Suppose we have the following program:

human(socrates).
day(tomorrow).
die(X) :- human(X).
may_go_to_school(Y) :- day(Y), 
                       not holiday(Y).

If we run clingo to aquire the answer set of the program, we get

Answer: 1
human(socrates) day(tomorrow) die(socrates) may_go_to_school(tomorrow)

We know the grounder will firstly instantiate all the variables into constants, so the program after grounding will be:

human(socrates).
day(tomorrow).
die(socrates) :- human(socrates).
may_go_to_school(tomorrow) :- day(tomorrow), 
                              not holiday(tomorrow).

I read in book from Gelfond it gives 3 rules to acquire the answer sets:

1. Satisfy the rules of Π. In other words, believe in the head of a rule if you believe in its body.

2. Do not believe in contradictions.

3. Adhere to the “Rationality Principle” which says: “Believe nothing you are not forced to believe.”

Here in the rule:

may_go_to_school(tomorrow) :- day(tomorrow), 
                              not holiday(tomorrow).

we got a negation as failure not holiday(tomorrow)

As is illustrated in this book:

Symbol not is a new logical connective called default negation, (or negation as failure); not l is often read as “it is not believed that l is true.” Note that this does not imply that l is believed to be false. It is conceivable, in fact quite normal, for a rational reasoner to believe neither statement p nor its negation, ¬p.

Then based on rule 1, believe in the head of a rule if you believe in its body, should I believe the body not holiday(tomorrow). since I should believe neither holiday(tomorrow). nor ¬holiday(tomorrow).?

According to the answer, I should believe ¬holiday(tomorrow).

• Then why do we need this negation as failure?
• Can we just use classical negation?

Can we just use classical negation?

Well it seems we can't. The problem is that we can't implement logical negation. The main idea is that Prolog generates a model (Herbrand model) for your program-theory. When we add negation, semantics of the program change so that Prolog may not be able to find a model using sld resolution. So negation as failure has the advantage that we can have a negation (not exactly logical negation) and still not having problems with program semantics like we had with classical negation.

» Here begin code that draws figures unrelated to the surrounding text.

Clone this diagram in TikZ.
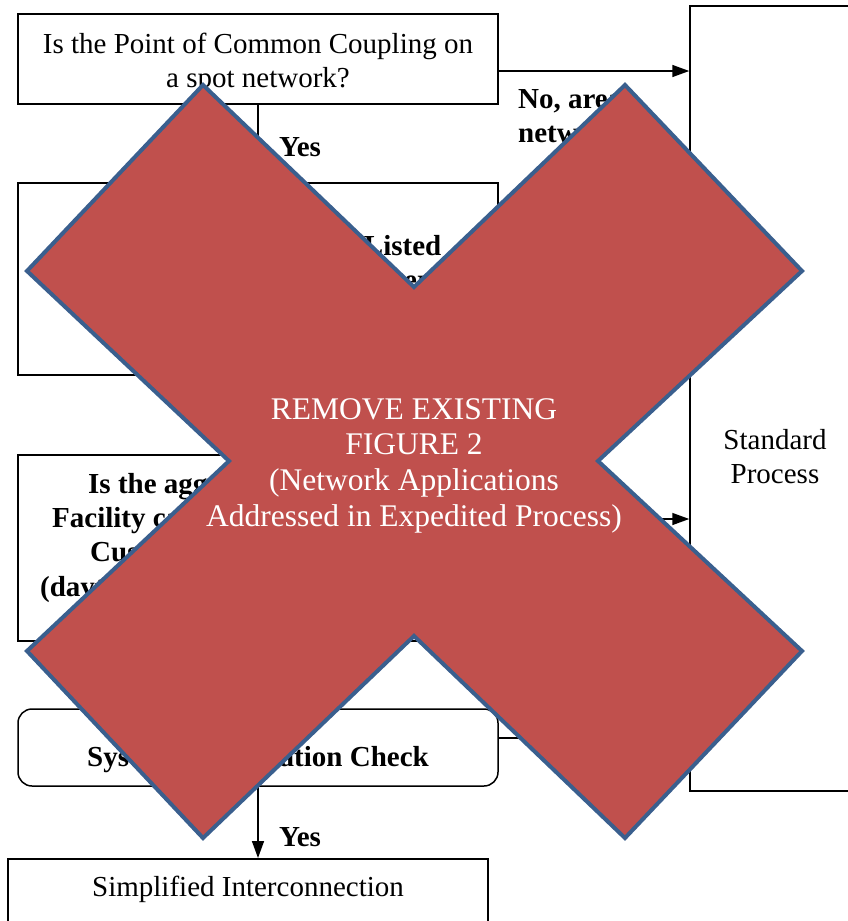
\documentclass[tikz,border=0pt]{standalone}
\usepackage{fontspec}
\setmainfont{Liberation Serif}
\usetikzlibrary{arrows.meta}
\definecolor{crossfill}{HTML}{C0504D}
\definecolor{crossedge}{HTML}{3A5F8E}
\newcommand\flowfont{\fontsize{29}{34}\selectfont}
\newcommand\crossfont{\fontsize{31.5}{35.7}\selectfont}
\begin{document}
\begin{tikzpicture}[x=1pt,y=-1pt,
  flowbox/.style={draw=black,line width=1.5pt,minimum width=480pt,inner sep=0pt,font=\flowfont,align=center},
  flowtext/.style={font=\flowfont,align=center,inner sep=0pt},
  boldline/.style={font=\flowfont\bfseries,inner sep=0pt,anchor=base west},
  answer/.style={font=\flowfont\bfseries,inner sep=0pt,align=left},
  arr/.style={line width=1.5pt,-{Triangle[length=17pt,width=12pt]}},
  crossshape/.style={fill=crossfill,draw=crossedge,line width=4pt,line join=miter},
  crosstext/.style={font=\crossfont,text=white,align=center,inner sep=0pt}]
\useasboundingbox (0,0) rectangle (848,921);

% flowchart boxes
\node[flowbox,minimum height=90pt] (q1) at (258,59) {};
\node[flowtext] (q1t) at (258,63) {Is the Point of Common Coupling on\\a spot network?};
\node[flowbox,minimum height=192pt] (q2) at (258,279) {};
\node[flowtext,font=\flowfont\bfseries] (q2t) at (258,283) {Is the Facility UL 1741 Listed\\and inverter-based with reverse\\power relays?};
\node[flowbox,minimum height=186pt] (q3) at (258,548) {};
\node[boldline] (q3a) at (88,493) {Is the aggre};
\node[boldline] (q3b) at (52,527) {Facility ca};
\node[boldline] (q3c) at (90,561) {Custo};
\node[boldline] (q3d) at (40,596) {(daytim};
\node[flowbox,minimum height=77pt,rounded corners=14pt] (q4) at (258,747.5) {};
\node[flowtext,font=\flowfont\bfseries] (q4t) at (258,759) {System Modification Check};
\node[flowbox,minimum height=100pt,anchor=north] (simp) at (248,858) {};
\node[flowtext] (simpt) at (248,889) {Simplified Interconnection};
\node[draw=black,line width=1.5pt,minimum width=170pt,minimum height=785pt,inner sep=0pt] (std) at (775,398.5) {};
\node[flowtext] (stdt) at (775,457) {Standard\\Process};

% connectors
\draw[arr] (q1.east |- 0,71) -- (std.west |- 0,71);
\draw[arr] (q1.south) -- (q2.north);
\draw[arr] (q3.east |- 0,519) -- (std.west |- 0,519);
\draw[arr] (q4.east |- 0,738) -- (std.west |- 0,738);
\draw[arr] (q4.south) -- (q4.south |- simp.north);

% answers
\node[answer,anchor=west] (noarea) at (518,116) {No, area\\network};
\node[answer] (yes1) at (300,147) {Yes};
\node[answer] (yes2) at (300,837) {Yes};

% cross drawn over the whole chart
\draw[crossshape] (203,85) -- (414,287) -- (625,85) -- (802,271) -- (598,461)
  -- (802,651) -- (625,838) -- (414,636) -- (203,838) -- (27,651)
  -- (229,461) -- (27,271) -- cycle;
\node[crosstext] (notice) at (414,465.5) {REMOVE EXISTING\\FIGURE 2\\(Network Applications\\Addressed in Expedited Process)};
\end{tikzpicture}
\end{document}
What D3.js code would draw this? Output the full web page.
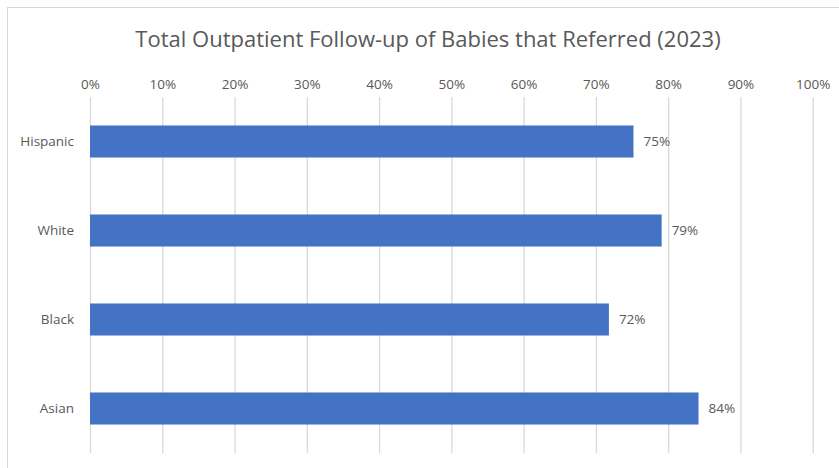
<!DOCTYPE html>
<meta charset="utf-8">
<style>
body { margin: 0; background: #fff; }
text { font-family: "Open Sans", sans-serif; fill: #595959; }
</style>
<svg width="839" height="468"></svg>
<script src="https://d3js.org/d3.v7.min.js"></script>
<script>

var categories = ["Hispanic", "White", "Black", "Asian"];
var values = [0.752, 0.791, 0.718, 0.842];
var valueLabels = ["75%", "79%", "72%", "84%"];
var ticks = [0, 0.1, 0.2, 0.3, 0.4, 0.5, 0.6, 0.7, 0.8, 0.9, 1];

var svg = d3.select("svg"),
    margin = {top: 97, right: 26, bottom: 15, left: 90},
    width = +svg.attr("width") - margin.left - margin.right,
    height = +svg.attr("height") - margin.top - margin.bottom;

// chart frame (runs off the right and bottom of the picture)
svg.append("rect")
    .attr("x", 7.5).attr("y", 7.5)
    .attr("width", 860).attr("height", 500)
    .attr("fill", "none").attr("stroke", "#d9d9d9");

svg.append("text")
    .attr("x", 428).attr("y", 47)
    .attr("text-anchor", "middle")
    .attr("font-size", 22)
    .text("Total Outpatient Follow-up of Babies that Referred (2023)");

var g = svg.append("g").attr("transform", "translate(" + margin.left + "," + margin.top + ")");

var x = d3.scaleLinear().domain([0, 1]).range([0, 722.7]);
var y = d3.scaleBand().domain(categories).range([0, 356]).paddingInner(0.64).paddingOuter(0.32);

var xAxis = g.append("g")
    .call(d3.axisTop(x).tickValues(ticks).tickFormat(d3.format(".0%")).tickSize(-356).tickPadding(8));
xAxis.select(".domain").remove();
xAxis.selectAll("line").attr("stroke", "#d9d9d9").attr("stroke-width", 1.3);
xAxis.selectAll("text").attr("font-size", 13.5).attr("fill", "#595959").attr("font-family", "Open Sans");

g.selectAll("rect.bar")
  .data(values)
  .enter().append("rect")
    .attr("class", "bar")
    .attr("x", 0)
    .attr("y", function(d, i) { return y(categories[i]); })
    .attr("width", function(d) { return x(d); })
    .attr("height", y.bandwidth())
    .attr("fill", "#4472C4");

g.selectAll("text.cat")
  .data(categories)
  .enter().append("text")
    .attr("class", "cat")
    .attr("x", -16)
    .attr("y", function(d) { return y(d) + y.bandwidth() / 2; })
    .attr("dy", "0.35em")
    .attr("text-anchor", "end")
    .attr("font-size", 13.5)
    .text(function(d) { return d; });

g.selectAll("text.val")
  .data(values)
  .enter().append("text")
    .attr("class", "val")
    .attr("x", function(d) { return x(d) + 10; })
    .attr("y", function(d, i) { return y(categories[i]) + y.bandwidth() / 2; })
    .attr("dy", "0.35em")
    .attr("font-size", 13.5)
    .text(function(d, i) { return valueLabels[i]; });

</script>
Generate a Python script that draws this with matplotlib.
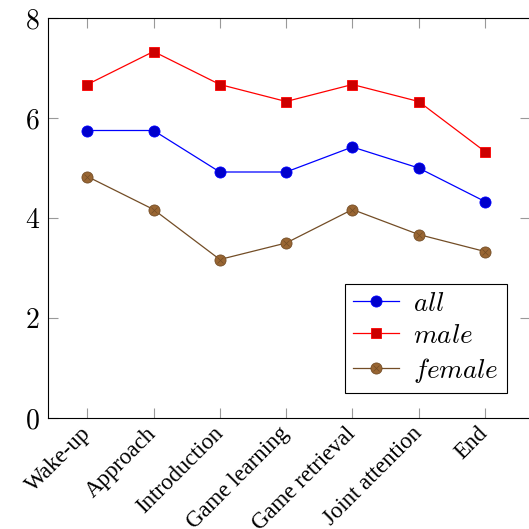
import matplotlib
matplotlib.use("Agg")
import matplotlib.pyplot as plt

# Phases of the interaction (x axis)
phases = ["Wake-up", "Approach", "Introduction", "Game learning",
          "Game retrieval", "Joint attention", "End"]

# Mean scores
all_vals = [5.75, 5.75, 4.92, 4.92, 5.42, 5.0, 4.33]
male_vals = [6.67, 7.33, 6.67, 6.33, 6.67, 6.33, 5.33]
female_vals = [4.83, 4.17, 3.17, 3.5, 4.17, 3.67, 3.33]

yticks = [0, 2, 4, 6, 8]

plt.rcParams['font.family'] = 'cmr10'
plt.rcParams['mathtext.fontset'] = 'cm'
plt.rcParams['axes.formatter.use_mathtext'] = True

fig = plt.figure(figsize=(5.29, 5.29), dpi=100)
ax = fig.add_axes([48 / 529, 111 / 529, 482 / 529, 400 / 529])

x = list(range(len(phases)))

l_all, = ax.plot(x, all_vals, color='blue', lw=0.9, marker='o', ms=8,
                 mfc=(0, 0, 0.8), mec='blue', mew=0.6)
l_male, = ax.plot(x, male_vals, color='red', lw=0.9, marker='s', ms=7.5,
                  mfc=(0.8, 0, 0), mec='red', mew=0.6)
brown_line = (0.45, 0.3, 0.15)
l_fem, = ax.plot(x, female_vals, color=brown_line, lw=0.9, marker='o', ms=8,
                 mfc=(0.6, 0.4, 0.2), mec=brown_line, mew=0.6)
# the cross inside the brown marks (pgfplots otimes*)
l_fem_x, = ax.plot(x, female_vals, ls='none', marker='x', ms=5,
                   mec=brown_line, mew=0.5)

ax.set_xlim(-0.593, 6.68)
ax.set_ylim(0, 8)
ax.set_xticks(x)
ax.set_yticks(yticks)

ax.tick_params(direction='in', top=True, right=True, length=7, width=0.8,
               color='#999999')
ax.tick_params(axis='y', labelsize=20, pad=6)
ax.tick_params(axis='x', pad=9)
ax.set_xticklabels(phases, rotation=45, ha='right', va='center',
                   rotation_mode='anchor',
                   family='Liberation Serif', fontsize=16.5)
for s in ax.spines.values():
    s.set_linewidth(0.8)

leg = ax.legend([l_all, l_male, (l_fem, l_fem_x)],
                ['$all$', '$male$', '$female$'],
                loc='lower right', bbox_to_anchor=(0.952, 0.0625),
                fancybox=False, edgecolor='black', framealpha=1,
                fontsize=19.5, handlelength=1.7, borderpad=0.3,
                labelspacing=0.3, handletextpad=0.5, borderaxespad=0)
leg.get_frame().set_linewidth(0.8)

fig.savefig("out.png", dpi=100)
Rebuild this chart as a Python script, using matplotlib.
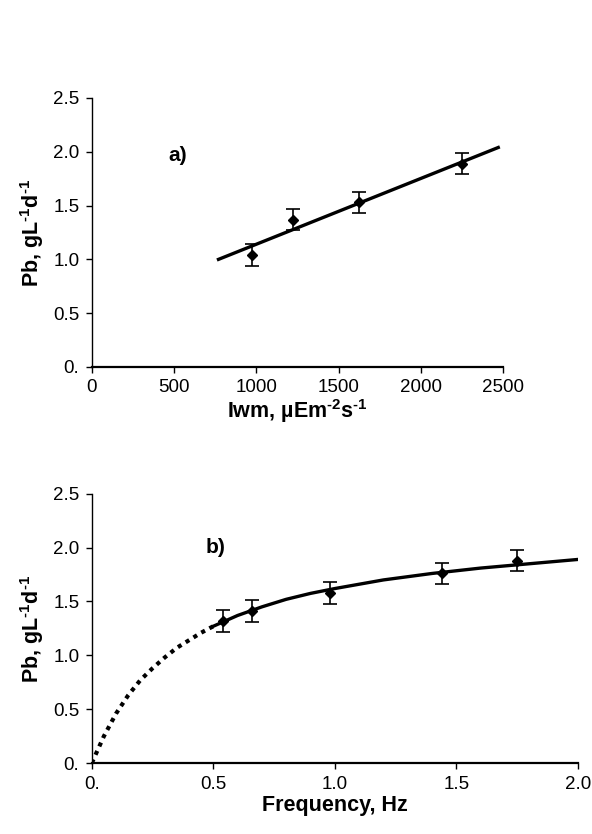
import matplotlib
matplotlib.use('Agg')
import matplotlib.pyplot as plt

plt.rcParams['font.family'] = ['Liberation Sans', 'DejaVu Sans']
plt.rcParams['mathtext.fontset'] = 'custom'
plt.rcParams['mathtext.rm'] = 'Liberation Sans:bold'
plt.rcParams['mathtext.bf'] = 'Liberation Sans:bold'

# panel a) light intensity
iwm = [975, 1225, 1625, 2250]
pb_a = [1.04, 1.37, 1.53, 1.89]
err_a = [0.10, 0.10, 0.10, 0.10]
fit_a_x = [770, 2470]
fit_a_y = [1.00, 2.04]

# panel b) frequency
freq = [0.54, 0.66, 0.98, 1.44, 1.75]
pb_b = [1.32, 1.41, 1.58, 1.76, 1.88]
err_b = [0.10, 0.10, 0.10, 0.10, 0.10]
dot_x = [0, 0.05, 0.1, 0.15, 0.2, 0.25, 0.3, 0.35, 0.4, 0.45, 0.5]
dot_y = [0, 0.25, 0.46, 0.63, 0.77, 0.88, 0.98, 1.07, 1.14, 1.21, 1.27]
fit_b_x = [0.5, 0.6, 0.7, 0.8, 0.9, 1.0, 1.2, 1.4, 1.6, 1.8, 2.0]
fit_b_y = [1.27, 1.37, 1.45, 1.52, 1.575, 1.62, 1.70, 1.76, 1.81, 1.85, 1.89]

yticks = [0, 0.5, 1.0, 1.5, 2.0, 2.5]
ytick_labels = ['0.', '0.5', '1.0', '1.5', '2.0', '2.5']

fig = plt.figure(figsize=(5.92, 8.34), dpi=100)
ax1 = fig.add_axes([0.155, 0.560, 0.695, 0.3225])
ax2 = fig.add_axes([0.155, 0.085, 0.821, 0.323])

hy = '\u2010'  # short hyphen for the exponents
ylab = 'Pb, gL$^{\\mathrm{' + hy + '1}}$d$^{\\mathrm{' + hy + '1}}$'
xlab_a = 'Iwm, µEm$^{\\mathrm{' + hy + '2}}$s$^{\\mathrm{' + hy + '1}}$'

# a)
ax1.plot(fit_a_x, fit_a_y, color='black', lw=2.4)
ax1.errorbar(iwm, pb_a, yerr=err_a, fmt='D', color='black', ms=5.5,
             capsize=5, elinewidth=1.2, capthick=1.2)
ax1.set_xlim(0, 2500)
ax1.set_ylim(0, 2.5)
ax1.set_xticks([0, 500, 1000, 1500, 2000, 2500])
ax1.set_yticks(yticks)
ax1.set_yticklabels(ytick_labels)
ax1.set_xlabel(xlab_a, fontsize=15.5, fontweight='bold', labelpad=0.5)
ax1.set_ylabel(ylab, fontsize=15.5, fontweight='bold', labelpad=5)
ax1.text(520, 1.97, 'a)', fontsize=15, fontweight='bold', ha='center', va='center')

# b)
ax2.plot(dot_x, dot_y, color='black', lw=3, linestyle=(0, (1, 1.2)))
ax2.plot(fit_b_x, fit_b_y, color='black', lw=2.4)
ax2.errorbar(freq, pb_b, yerr=err_b, fmt='D', color='black', ms=5.5,
             capsize=5, elinewidth=1.2, capthick=1.2)
ax2.set_xlim(0, 2.0)
ax2.set_ylim(0, 2.5)
ax2.set_xticks([0, 0.5, 1.0, 1.5, 2.0])
ax2.set_xticklabels(['0.', '0.5', '1.0', '1.5', '2.0'])
ax2.set_yticks(yticks)
ax2.set_yticklabels(ytick_labels)
ax2.set_xlabel('Frequency, Hz', fontsize=15.5, fontweight='bold', labelpad=2)
ax2.set_ylabel(ylab, fontsize=15.5, fontweight='bold', labelpad=5)
ax2.text(0.51, 2.0, 'b)', fontsize=15, fontweight='bold', ha='center', va='center')

for ax in (ax1, ax2):
    ax.spines['top'].set_visible(False)
    ax.spines['right'].set_visible(False)
    ax.spines['left'].set_linewidth(1.0)
    ax.spines['bottom'].set_linewidth(1.6)
    ax.tick_params(labelsize=13.5, length=4, width=1, pad=5)

fig.savefig('out.png', dpi=100)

You can take a look in my relevant question: Logical Negation in Prolog. This question does not ask exactly the same thing as this question, but @j4n bur53 in his answer describes why we can't have logical negation.

Suppose I write instead:

may_go_to_school(D) :- not holiday(D).

Which answers do you expect, i.e., what are the models of this? And what is actually given?

The key issue is that negation as failure is straight-forward to implement, but does not fully capture what we mean with ¬ in logic. For example, what about D = hello?

Can we just use classical negation?

Well it seems we can't. The problem is that we can't implement logical negation. The main idea is that Prolog generates a model (Herbrand model) for your program-theory. When we add negation, semantics of the program change so that Prolog may not be able to find a model using sld resolution. So negation as failure has the advantage that we can have a negation (not exactly logical negation) and still not having problems with program semantics like we had with classical negation.

You can take a look in my relevant question: Logical Negation in Prolog. This question does not ask exactly the same thing as this question, but @j4n bur53 in his answer describes why we can't have logical negation.

You can also use classical negation in the example, but you then need the supply negative information for the holiday predicate.

To use classical negation you need to switch sides of the predicate holiday, that is you need to go from G :- not A, H to G, A :- H, i.e. move it to the head, a classical sound transformation. The result is a disjunctive clause:

may_go_to_school(Y), holiday(Y) :- day(Y).

To provide negative information here, the easiest is to provide a constraint:

:- holiday(tomorrow).

You can now run the ASP program without any default negation, since you used classical negation and provided the negative information. Here is how you would translate it to Jekejeke Prolog ASP that uses Safe Forward Chaining:

:- reexport(library(minimal/asp)).

:- forward may_go_to_school/2.

choose([day(tomorrow)]) <= posted(init).
choose([may_go_to_school(Y), holiday(Y)]) <= posted(day(Y)).
fail <= posted(holiday(tomorrow)).

And here is an example run. The constraint helps here that in the present query no second model is generated:

Jekejeke Prolog 4, Runtime Library 1.4.1 (August 20, 2019)
(c) 1985-2019, XLOG Technologies GmbH, Switzerland

?- post(init), listing(may_go_to_school/1).
may_go_to_school(tomorrow).

Yes ;
No

A more thorough modelling would consider may_go_to_school/1 itself completed and add even some more clauses to the program so that other queries also make sense.